# Way off topic but I bought a bike and need help



## FarmallH (Dec 11, 2011)

I ended up buying a 1983 Honda XL250R....I started working on it this week, drained the oil and had to look at the stupid oil screen stupid idea.... anyways I broke this part, it ataches to the inside of the crankcase cover and is right next to the kickstart shaft.... Does anyone know of a place that sells parts fro these things. I'm out of ideas. Honda shop an hour way can't order it.... and info on these bikes is a nightmare to find...


----------



## youngdon (Mar 10, 2010)

http://www.uneedapart.com/used-honda-motorcycle-parts/


----------



## prairiewolf (Feb 19, 2012)

Try Dennis Kirk, just google it.

May need to locate a motorcycle junk yard !


----------



## loic (May 8, 2012)

Have you tried on the web bikebandit or ron ayer ?

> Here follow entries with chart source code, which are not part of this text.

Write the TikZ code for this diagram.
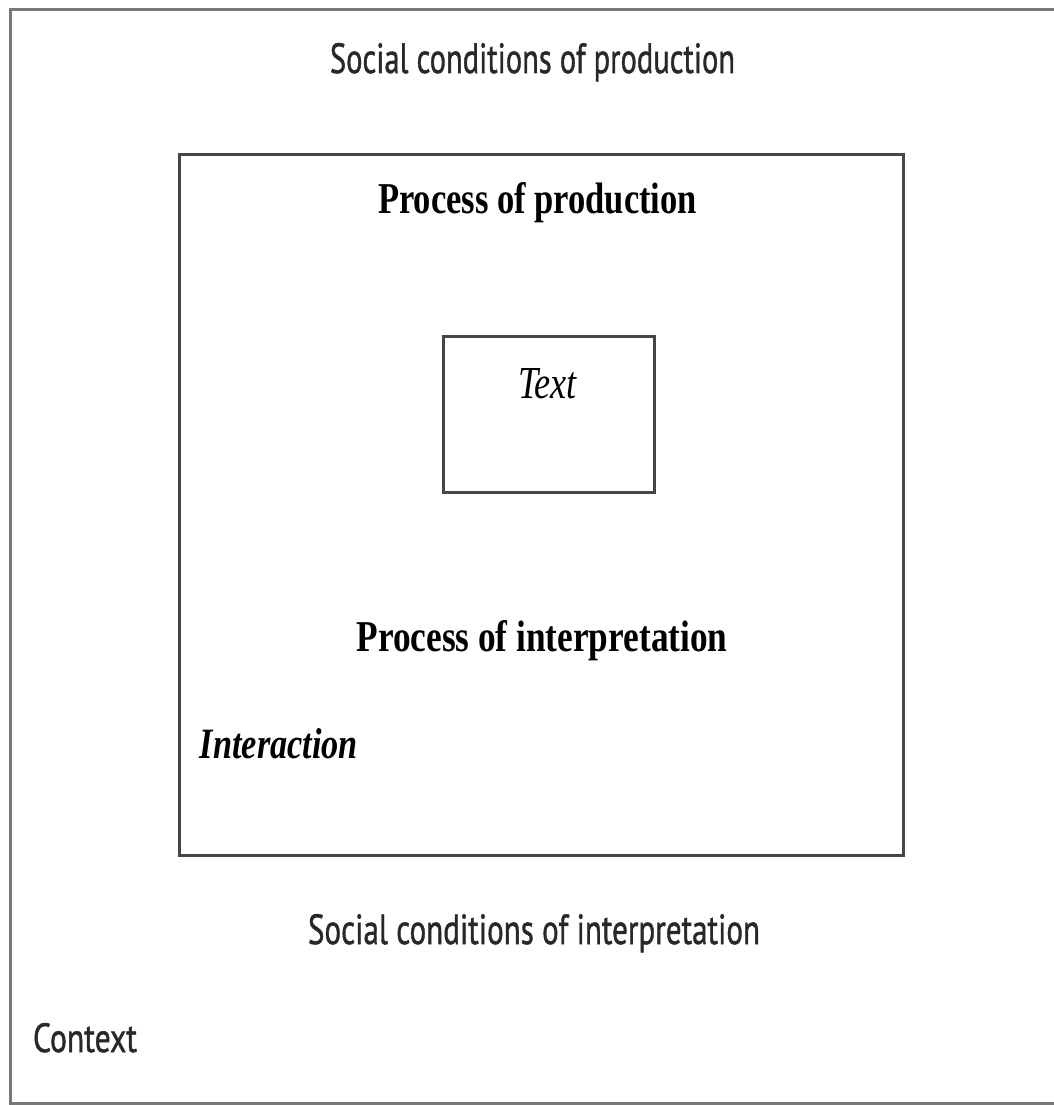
\documentclass[tikz,border=0pt]{standalone}
\usepackage{fontspec}
\usepackage{graphicx}
\setmainfont{Liberation Serif}
\newfontfamily\labelsans[FakeBold=1.2]{PT Sans}
\newcommand{\fitto}[3]{\resizebox{#1pt}{#2pt}{#3}}
\definecolor{framegray}{RGB}{120,120,120}
\definecolor{panelgray}{RGB}{70,70,70}
\definecolor{inkgray}{RGB}{40,40,40}
\begin{document}
\begin{tikzpicture}[x=1pt,y=-1pt,
  frame/.style={draw=framegray,line width=3pt},
  panel/.style={draw=panelgray,line width=3pt},
  lbl/.style={inner sep=0pt,anchor=base,text=inkgray},
  head/.style={inner sep=0pt,anchor=base,text=black}]
\useasboundingbox[fill=white] (0,0) rectangle (1054,1105);
% outer context frame (right side runs off the page)
\draw[frame] (10,10) rectangle (1070,1103);
% process box and text box
\draw[panel] (179,154) rectangle (903,855);
\draw[panel] (443,336) rectangle (654,492);
% labels
\node[lbl]  (socprod) at (532.5,73)  {\fitto{405}{30}{\labelsans Social conditions of production}};
\node[head] (procprod) at (537.5,213) {\fitto{319}{31}{\bfseries Process of production}};
\node[head] (text) at (547.5,398) {\fitto{59}{30}{\itshape Text}};
\node[head] (procint) at (542,651) {\fitto{371}{31}{\bfseries Process of interpretation}};
\node[head] (inter) at (279,758) {\fitto{158}{30}{\bfseries\itshape Interaction}};
\node[lbl]  (socint) at (534,944) {\fitto{452}{30}{\labelsans Social conditions of interpretation}};
\node[lbl]  (context) at (85,1052) {\fitto{104}{29}{\labelsans Context}};
\end{tikzpicture}
\end{document}
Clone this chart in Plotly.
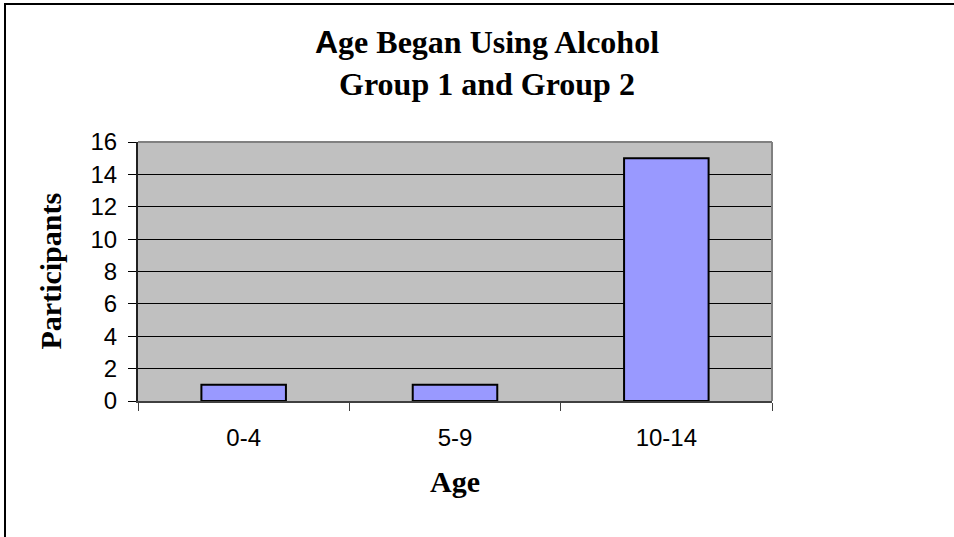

Sent from my SPH-L710 using Tapatalk


----------



## FarmallH (Dec 11, 2011)

Just tried bike bandit, and they had it. I like the bike but its been sitting for a long time and its hard as hell to find parts.... I think I jerry rigged the choke, with a generic choke line..... its got 2023 original miles, all the lighting works and it has spark, had to rebuild the carb.... and drain the oil and clean the screen.... I like that the 84's had an oil filter where as the 83 has the damn screen. I didn't even need to take it apart the screen was clean, but I guess I broke that cam follower in the process of putting it back together.......


----------